THE INPUT |
◆ ◆ ◆ ◆ ◆ ◆ ◆
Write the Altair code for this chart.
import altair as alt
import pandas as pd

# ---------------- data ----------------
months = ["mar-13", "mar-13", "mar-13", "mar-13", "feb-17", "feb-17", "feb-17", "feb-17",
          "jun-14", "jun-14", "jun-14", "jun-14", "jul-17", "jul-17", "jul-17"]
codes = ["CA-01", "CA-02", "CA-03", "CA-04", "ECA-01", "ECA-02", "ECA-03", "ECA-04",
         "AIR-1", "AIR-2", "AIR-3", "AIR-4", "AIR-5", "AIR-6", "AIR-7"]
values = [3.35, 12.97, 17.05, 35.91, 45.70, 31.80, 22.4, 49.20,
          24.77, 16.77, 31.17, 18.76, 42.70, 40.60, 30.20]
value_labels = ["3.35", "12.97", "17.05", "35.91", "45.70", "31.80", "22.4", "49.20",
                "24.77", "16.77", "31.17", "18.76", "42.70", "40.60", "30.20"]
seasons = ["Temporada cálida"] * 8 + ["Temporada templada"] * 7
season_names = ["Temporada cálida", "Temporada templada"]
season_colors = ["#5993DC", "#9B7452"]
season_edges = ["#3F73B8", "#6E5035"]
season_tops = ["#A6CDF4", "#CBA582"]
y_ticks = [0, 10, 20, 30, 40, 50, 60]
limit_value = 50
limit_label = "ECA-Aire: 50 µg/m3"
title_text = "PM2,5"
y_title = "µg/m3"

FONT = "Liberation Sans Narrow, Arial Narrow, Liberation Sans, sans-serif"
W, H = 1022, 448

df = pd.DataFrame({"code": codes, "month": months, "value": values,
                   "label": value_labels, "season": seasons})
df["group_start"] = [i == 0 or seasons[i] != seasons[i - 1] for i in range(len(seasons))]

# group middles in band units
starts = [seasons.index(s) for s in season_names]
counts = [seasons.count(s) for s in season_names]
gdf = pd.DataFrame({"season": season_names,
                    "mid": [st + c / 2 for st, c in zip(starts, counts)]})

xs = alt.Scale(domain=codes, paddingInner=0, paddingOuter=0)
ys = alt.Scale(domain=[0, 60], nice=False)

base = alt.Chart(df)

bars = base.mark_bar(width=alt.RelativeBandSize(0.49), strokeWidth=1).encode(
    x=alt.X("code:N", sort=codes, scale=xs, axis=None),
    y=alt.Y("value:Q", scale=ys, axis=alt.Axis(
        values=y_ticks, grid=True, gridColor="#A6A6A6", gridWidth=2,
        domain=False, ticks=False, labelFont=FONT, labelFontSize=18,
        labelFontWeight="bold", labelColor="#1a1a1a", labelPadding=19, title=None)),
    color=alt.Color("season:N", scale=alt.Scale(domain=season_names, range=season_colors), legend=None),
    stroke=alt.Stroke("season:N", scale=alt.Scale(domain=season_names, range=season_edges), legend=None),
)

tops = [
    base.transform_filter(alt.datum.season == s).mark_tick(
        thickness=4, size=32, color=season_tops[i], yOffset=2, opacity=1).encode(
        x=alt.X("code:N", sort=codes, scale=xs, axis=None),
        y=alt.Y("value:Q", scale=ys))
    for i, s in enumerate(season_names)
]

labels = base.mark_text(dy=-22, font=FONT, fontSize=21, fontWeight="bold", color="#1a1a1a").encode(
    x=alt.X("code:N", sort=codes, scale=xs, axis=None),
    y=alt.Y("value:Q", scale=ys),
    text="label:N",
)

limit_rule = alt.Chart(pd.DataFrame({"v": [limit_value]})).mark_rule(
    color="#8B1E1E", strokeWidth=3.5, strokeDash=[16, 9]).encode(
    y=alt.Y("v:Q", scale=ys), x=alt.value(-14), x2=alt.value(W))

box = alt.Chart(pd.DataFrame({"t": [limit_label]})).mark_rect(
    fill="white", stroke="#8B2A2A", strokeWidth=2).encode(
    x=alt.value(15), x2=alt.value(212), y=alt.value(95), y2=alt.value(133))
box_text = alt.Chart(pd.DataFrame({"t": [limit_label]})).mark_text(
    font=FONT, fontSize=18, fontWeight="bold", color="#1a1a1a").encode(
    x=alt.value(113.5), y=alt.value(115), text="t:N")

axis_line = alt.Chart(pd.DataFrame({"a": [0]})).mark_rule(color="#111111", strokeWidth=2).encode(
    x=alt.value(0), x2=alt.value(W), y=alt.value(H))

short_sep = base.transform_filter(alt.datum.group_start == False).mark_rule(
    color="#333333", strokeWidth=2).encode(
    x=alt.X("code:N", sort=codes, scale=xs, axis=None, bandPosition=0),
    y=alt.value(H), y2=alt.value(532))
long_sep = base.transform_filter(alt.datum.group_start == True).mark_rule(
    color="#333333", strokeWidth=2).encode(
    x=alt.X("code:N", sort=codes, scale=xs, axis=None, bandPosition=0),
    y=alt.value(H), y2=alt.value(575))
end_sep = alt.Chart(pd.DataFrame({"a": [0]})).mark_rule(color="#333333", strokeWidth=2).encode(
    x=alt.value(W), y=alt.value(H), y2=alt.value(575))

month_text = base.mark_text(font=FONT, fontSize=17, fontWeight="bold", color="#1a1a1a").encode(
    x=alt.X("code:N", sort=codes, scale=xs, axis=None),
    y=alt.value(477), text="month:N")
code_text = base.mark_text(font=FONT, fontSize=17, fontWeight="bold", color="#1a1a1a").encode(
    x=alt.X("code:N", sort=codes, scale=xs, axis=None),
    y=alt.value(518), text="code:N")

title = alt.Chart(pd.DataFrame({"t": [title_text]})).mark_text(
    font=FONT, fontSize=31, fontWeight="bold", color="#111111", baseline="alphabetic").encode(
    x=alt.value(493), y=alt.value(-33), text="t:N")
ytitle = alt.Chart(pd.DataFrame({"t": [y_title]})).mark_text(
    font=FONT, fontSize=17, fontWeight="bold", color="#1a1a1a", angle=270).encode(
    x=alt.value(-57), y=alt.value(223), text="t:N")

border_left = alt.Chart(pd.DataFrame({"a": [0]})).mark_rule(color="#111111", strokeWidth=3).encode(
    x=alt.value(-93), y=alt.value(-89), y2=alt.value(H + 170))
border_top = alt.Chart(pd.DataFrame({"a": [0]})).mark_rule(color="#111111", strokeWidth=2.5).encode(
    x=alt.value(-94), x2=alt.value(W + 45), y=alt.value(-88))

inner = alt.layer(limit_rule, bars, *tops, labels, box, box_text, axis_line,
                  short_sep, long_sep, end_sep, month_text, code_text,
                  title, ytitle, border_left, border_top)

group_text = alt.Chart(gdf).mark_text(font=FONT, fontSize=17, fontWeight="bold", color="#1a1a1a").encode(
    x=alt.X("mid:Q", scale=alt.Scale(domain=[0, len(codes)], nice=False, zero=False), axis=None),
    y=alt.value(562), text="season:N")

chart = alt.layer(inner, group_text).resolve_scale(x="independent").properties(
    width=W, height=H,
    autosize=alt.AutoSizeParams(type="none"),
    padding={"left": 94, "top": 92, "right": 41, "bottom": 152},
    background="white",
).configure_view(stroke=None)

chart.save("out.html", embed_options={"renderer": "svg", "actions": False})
◆ ◆ ◆ ◆ ◆ ◆ ◆
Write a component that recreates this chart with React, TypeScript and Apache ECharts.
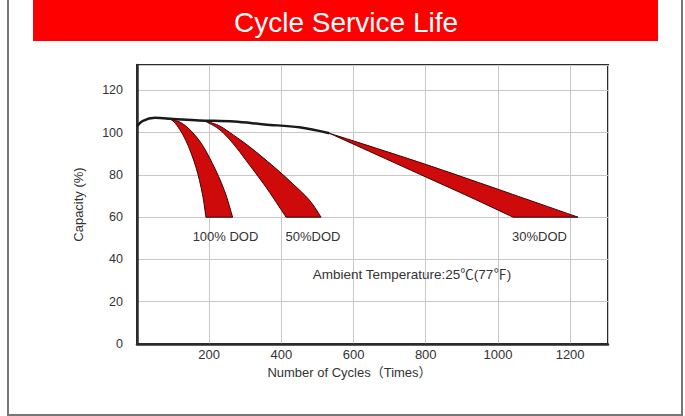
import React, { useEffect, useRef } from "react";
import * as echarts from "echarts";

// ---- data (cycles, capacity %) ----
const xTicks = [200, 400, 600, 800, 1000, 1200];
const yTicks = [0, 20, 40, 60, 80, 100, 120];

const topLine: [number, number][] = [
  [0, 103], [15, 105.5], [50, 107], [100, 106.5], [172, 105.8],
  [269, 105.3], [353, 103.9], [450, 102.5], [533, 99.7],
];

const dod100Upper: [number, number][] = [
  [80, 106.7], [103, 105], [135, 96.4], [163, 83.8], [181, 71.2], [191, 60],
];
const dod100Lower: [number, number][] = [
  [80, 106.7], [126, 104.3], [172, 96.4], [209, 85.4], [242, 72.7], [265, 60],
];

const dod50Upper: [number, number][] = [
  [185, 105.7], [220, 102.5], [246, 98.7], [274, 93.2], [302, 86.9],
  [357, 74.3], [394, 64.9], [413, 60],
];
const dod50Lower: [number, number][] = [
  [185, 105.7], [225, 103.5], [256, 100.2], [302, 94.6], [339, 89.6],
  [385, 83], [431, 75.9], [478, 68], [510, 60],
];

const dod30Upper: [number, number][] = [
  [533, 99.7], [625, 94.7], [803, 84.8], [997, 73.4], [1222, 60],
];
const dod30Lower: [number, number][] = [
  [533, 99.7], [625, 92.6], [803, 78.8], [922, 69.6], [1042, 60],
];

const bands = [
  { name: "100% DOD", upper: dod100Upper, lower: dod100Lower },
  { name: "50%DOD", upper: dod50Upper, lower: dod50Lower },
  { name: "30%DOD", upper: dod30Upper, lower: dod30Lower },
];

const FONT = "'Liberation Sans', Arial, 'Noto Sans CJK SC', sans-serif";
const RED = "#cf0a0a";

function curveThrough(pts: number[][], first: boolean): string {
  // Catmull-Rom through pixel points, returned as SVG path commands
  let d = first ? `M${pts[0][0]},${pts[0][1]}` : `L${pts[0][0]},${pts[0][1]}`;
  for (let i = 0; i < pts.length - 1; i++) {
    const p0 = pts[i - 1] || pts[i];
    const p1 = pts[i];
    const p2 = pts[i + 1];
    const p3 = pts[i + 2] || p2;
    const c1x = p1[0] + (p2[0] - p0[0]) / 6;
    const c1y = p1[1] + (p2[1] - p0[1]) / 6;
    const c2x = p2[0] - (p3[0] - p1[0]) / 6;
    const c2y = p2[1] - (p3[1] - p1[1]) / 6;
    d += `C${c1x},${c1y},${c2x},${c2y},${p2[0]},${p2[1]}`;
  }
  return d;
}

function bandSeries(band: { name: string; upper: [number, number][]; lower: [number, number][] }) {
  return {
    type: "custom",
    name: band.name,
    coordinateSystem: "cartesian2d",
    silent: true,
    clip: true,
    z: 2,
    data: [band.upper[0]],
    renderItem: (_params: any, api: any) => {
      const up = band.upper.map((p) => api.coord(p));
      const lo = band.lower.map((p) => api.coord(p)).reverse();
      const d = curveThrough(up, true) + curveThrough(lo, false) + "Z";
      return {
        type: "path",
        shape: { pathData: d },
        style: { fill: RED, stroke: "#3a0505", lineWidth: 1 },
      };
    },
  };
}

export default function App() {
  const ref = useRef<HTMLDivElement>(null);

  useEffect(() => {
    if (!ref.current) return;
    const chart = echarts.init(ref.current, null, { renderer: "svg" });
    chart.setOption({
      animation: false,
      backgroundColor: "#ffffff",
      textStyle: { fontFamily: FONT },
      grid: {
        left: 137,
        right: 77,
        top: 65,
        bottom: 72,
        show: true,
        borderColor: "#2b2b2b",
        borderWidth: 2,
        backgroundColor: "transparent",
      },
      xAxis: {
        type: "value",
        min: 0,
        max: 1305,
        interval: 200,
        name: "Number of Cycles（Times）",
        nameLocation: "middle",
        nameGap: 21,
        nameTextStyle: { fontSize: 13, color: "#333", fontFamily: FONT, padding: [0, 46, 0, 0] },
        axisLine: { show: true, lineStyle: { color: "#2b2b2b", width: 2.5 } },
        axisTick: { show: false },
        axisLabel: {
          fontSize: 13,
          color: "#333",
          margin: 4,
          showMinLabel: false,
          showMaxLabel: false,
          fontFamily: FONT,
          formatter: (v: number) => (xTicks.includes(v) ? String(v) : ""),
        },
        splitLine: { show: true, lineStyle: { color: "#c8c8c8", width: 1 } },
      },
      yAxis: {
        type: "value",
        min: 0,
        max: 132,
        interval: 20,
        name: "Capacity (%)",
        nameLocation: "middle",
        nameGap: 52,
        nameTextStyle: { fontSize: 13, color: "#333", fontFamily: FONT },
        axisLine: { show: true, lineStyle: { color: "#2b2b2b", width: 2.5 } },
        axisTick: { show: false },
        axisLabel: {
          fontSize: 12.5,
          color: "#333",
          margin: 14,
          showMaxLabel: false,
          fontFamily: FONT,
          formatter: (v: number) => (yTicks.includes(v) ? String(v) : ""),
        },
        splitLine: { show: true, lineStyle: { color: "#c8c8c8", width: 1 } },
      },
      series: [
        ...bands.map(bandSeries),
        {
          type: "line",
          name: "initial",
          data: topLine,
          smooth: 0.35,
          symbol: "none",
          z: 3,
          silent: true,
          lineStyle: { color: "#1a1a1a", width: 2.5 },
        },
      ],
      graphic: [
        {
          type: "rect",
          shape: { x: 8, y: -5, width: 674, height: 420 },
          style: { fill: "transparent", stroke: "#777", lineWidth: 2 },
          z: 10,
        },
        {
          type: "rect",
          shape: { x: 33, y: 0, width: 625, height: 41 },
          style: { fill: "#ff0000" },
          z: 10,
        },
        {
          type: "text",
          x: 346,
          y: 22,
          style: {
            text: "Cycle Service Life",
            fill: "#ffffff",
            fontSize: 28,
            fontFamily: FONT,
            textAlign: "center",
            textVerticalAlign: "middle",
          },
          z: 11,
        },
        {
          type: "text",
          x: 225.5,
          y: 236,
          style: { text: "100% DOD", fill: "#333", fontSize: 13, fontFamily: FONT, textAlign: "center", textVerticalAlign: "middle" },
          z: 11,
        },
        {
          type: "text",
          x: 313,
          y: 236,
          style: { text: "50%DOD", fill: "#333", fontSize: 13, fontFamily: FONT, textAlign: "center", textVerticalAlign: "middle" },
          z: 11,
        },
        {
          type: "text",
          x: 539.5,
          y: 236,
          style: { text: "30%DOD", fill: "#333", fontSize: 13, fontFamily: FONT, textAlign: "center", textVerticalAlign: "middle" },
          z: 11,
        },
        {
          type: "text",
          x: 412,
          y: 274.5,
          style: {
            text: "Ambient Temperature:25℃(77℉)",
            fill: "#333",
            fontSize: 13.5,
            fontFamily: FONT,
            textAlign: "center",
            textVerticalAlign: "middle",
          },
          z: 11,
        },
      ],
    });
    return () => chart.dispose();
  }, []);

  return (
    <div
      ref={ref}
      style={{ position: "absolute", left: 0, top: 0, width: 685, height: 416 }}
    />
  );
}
◆ ◆ ◆ ◆ ◆ ◆ ◆
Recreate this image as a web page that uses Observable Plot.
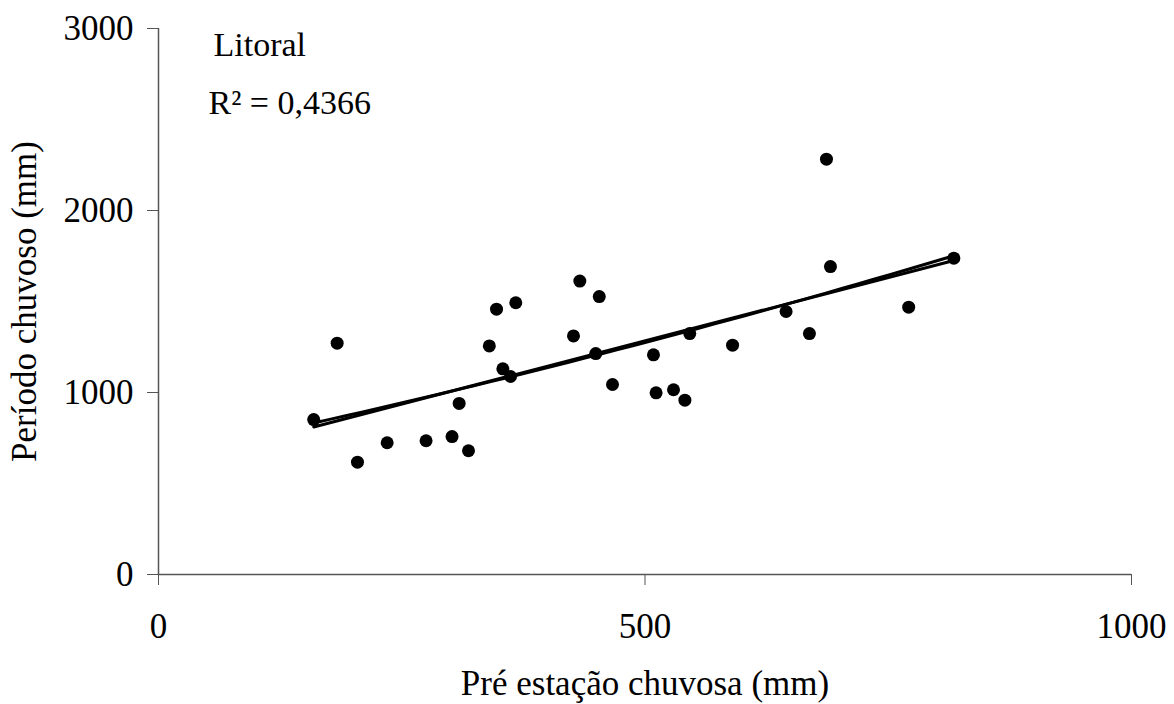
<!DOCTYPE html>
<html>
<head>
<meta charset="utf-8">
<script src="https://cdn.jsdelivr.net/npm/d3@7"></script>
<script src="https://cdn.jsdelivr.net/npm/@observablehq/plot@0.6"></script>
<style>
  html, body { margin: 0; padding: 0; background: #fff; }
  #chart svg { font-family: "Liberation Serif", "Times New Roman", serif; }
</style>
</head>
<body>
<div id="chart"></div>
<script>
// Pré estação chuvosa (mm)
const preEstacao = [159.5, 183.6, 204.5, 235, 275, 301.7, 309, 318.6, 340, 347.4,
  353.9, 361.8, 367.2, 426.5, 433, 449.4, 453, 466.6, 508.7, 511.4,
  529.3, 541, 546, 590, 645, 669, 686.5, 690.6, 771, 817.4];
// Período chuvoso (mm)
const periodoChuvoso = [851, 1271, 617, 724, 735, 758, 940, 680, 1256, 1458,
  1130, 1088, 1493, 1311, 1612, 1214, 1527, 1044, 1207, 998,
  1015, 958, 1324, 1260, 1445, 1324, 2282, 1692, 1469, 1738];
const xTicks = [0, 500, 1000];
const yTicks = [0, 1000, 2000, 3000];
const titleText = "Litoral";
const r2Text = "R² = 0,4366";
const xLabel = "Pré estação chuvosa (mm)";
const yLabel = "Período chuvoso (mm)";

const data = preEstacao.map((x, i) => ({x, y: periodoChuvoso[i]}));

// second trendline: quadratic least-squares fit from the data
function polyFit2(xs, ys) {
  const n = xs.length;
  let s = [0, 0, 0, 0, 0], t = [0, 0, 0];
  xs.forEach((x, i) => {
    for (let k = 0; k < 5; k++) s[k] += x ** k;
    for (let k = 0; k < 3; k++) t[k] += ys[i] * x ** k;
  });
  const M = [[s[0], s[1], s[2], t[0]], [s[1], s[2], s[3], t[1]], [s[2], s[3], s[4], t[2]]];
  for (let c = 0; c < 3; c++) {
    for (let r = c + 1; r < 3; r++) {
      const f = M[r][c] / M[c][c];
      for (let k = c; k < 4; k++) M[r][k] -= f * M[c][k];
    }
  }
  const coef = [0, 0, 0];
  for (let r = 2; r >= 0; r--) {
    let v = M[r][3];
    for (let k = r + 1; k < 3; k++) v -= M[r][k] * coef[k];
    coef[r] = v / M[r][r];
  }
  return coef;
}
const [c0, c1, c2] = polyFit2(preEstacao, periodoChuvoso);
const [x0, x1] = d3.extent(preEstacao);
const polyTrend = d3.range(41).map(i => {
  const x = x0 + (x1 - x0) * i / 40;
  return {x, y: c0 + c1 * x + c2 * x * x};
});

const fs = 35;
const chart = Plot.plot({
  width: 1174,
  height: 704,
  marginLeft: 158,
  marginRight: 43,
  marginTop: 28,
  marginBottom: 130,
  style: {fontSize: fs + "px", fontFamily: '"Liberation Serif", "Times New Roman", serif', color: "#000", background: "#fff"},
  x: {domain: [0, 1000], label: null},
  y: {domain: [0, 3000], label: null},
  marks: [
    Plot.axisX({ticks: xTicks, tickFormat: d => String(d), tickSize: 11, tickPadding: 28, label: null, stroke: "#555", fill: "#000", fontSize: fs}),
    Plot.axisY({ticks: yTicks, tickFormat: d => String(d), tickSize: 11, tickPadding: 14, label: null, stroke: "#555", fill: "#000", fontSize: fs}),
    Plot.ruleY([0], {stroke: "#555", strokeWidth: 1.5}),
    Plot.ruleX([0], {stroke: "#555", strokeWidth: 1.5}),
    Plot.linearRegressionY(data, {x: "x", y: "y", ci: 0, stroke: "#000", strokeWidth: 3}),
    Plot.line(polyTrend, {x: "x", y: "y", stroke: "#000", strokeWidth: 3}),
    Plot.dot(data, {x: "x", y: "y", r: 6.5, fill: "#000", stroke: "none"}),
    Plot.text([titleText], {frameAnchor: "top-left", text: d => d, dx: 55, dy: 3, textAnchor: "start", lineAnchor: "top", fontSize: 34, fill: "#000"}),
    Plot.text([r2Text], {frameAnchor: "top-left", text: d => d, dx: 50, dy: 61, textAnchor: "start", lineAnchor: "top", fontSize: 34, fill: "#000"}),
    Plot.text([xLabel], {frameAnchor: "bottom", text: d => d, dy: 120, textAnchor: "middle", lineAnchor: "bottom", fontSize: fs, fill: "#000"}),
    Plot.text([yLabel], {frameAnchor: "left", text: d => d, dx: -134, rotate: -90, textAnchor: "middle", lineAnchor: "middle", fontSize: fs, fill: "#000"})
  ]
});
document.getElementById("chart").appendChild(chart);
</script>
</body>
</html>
◆ ◆ ◆ ◆ ◆ ◆ ◆
PROBLEM REQUIREMENTS | Keep both end lines and retype everything in the records above from the line containing "Write the Altair code for this chart." through the line containing "import pandas as pd", exactly, with nothing else.

TASK OUTPUT |
Write the Altair code for this chart.
import altair as alt
import pandas as pd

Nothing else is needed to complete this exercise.